Jason OMahony - Irish political blogger, Irish politics, EU politics

Massachusetts: Americans just don’t like each other.

Posted by Jason O on Jan 26, 2010 in US Politics

Republican Scott Brown: Senator for some of Massachusetts.

Republican Scott Brown: Senator for some of Massachusetts.

There has been a lot of analysis as to how the Democrats managed to lose what should be their lock seat in the Senate special election. But one fact seems to be missed by Europeans. See, we just don’t get it: How could anybody be against universal healthcare? Even people like me on the centre-right believe that affordable healthcare is a must. Yet on a turnout of 54%, which is respectable if not spectacular, 52% of Mass. voters voted for a candidate who is openly hostile to the president’s plan. Of course, there are mitigating factors: Mass. voters already have universal healthcare (Brought in by Mitt Romney when he was Mitt Romney.) and it seems that the Democratic campaign was a bit lacklustre, but the fact is, they lost what should have been a solid seat. Why?

Europeans talk about social solidarity, and it is, for the most part, bollocks, and usually a code for people in cushy state jobs to demand that actual wealth creaters pay more tax to keep them in the lifestyle to which they have become accustomed. Having said that, it is hard to imagine crowds of Europeans taking to the streets to deny other Europeans healthcare rights. Yet, not in the states. Deep down, Americans don’t really have the same connection to each other. Just look at gun sales: Who are they buying guns to protect themselves from? Bin Laden? The French? Nope. From each other. During the LA riots and Hurricane Katrina, Americans took to their roofs and properties with guns to protect themselves from other Americans, and that’s why healthcare is not the slam-dunk it would be in a European country.

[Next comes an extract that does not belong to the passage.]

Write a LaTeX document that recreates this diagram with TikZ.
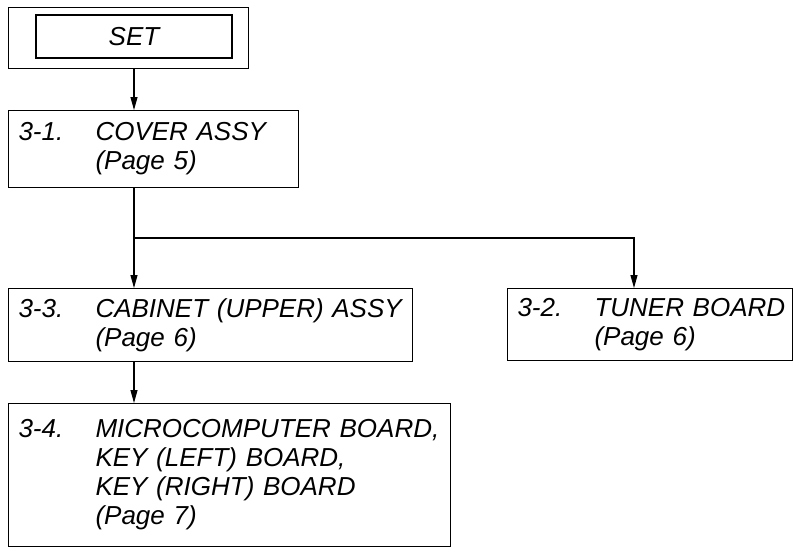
\documentclass[tikz,border=0pt]{standalone}
\usepackage{fontspec}
\setmainfont{Liberation Sans}
\usepackage{tikz}
\usetikzlibrary{positioning}
\usetikzlibrary{arrows.meta}

\newcommand{\stepno}[2]{\mbox{\makebox[57.75pt][l]{#1}#2}}
\newcommand{\stepgap}{\hspace*{57.75pt}}

\begin{document}
\begin{tikzpicture}[x=0.75pt, y=0.75pt,
                          font=\fontsize{19.5}{21.75}\selectfont\itshape,
                          setbox/.style={rectangle, draw, line width=0.8pt, inner sep=0pt},
                          partbox/.style={rectangle, draw, line width=0.8pt, anchor=north west, align=left, inner xsep=7.5pt, inner ysep=0pt},
                          arr/.style={-{Triangle[length=9.75pt, width=5.25pt]}, line width=0.8pt},
                          line/.style={line width=0.8pt},
                      ]
                      \useasboundingbox (0,0) rectangle (800,-547);
                      %Nodes
                      \node[setbox, anchor=north west, minimum width=180pt, minimum height=45.75pt] (set) at (8,-7) {};
                      \node[setbox, minimum width=147pt, minimum height=32.25pt]  (setin)   at (134,-36.5)  {SET};
                      \node[partbox, text width=202.5pt, minimum height=57.75pt]  (b31)     at (8,-110)
                          {\stepno{3-1.}{COVER ASSY}\\ \stepgap(Page 5)};
                      \node[partbox, text width=288pt, minimum height=54.75pt]    (b33)     at (8,-288)
                          {\stepno{3-3.}{CABINET (UPPER) ASSY}\\ \stepgap(Page 6)};
                      \node[partbox, text width=198.75pt, minimum height=54pt]    (b32)     at (507,-288)
                          {\stepno{3-2.}{TUNER BOARD}\\ \stepgap(Page 6)};
                      \node[partbox, text width=316.5pt, minimum height=107.25pt] (b34)     at (8,-403)
                          {\stepno{3-4.}{MICROCOMPUTER BOARD,}\\ \stepgap KEY (LEFT) BOARD,\\ \stepgap KEY (RIGHT) BOARD\\ \stepgap(Page 7)};
                      \coordinate (fork) at (134,-238);
                      \coordinate (t32)  at (634,-238);

                      %Lines
                      \draw[arr] (setin |- set.south) -- (setin |- b31.north);
                      \draw[line] (setin |- b31.south) -- (fork);
                      \draw[arr] (fork) -- (setin |- b33.north);
                      \draw[arr] (fork) -- (t32) -- (t32 |- b32.north);
                      \draw[arr] (setin |- b33.south) -- (setin |- b34.north);
                  \end{tikzpicture}
\end{document}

One other thing: If I hear another Republican talk about the need for bipartisan support and to bring this thing “Back to the drawing board” I’ll puke. The Republicans controlled Congress from 1994-2006, and the White House from 2001-2009, and did damn all to fix healthcare, so it’s a bit rich to suddenly start talking about the need to work together in this. The fact is, most Republicans regard poverty and hardship as self-inflicted, which explains why they don’t really give a damn. The sad thing is, they may well speak for the majority of Americans on the issue.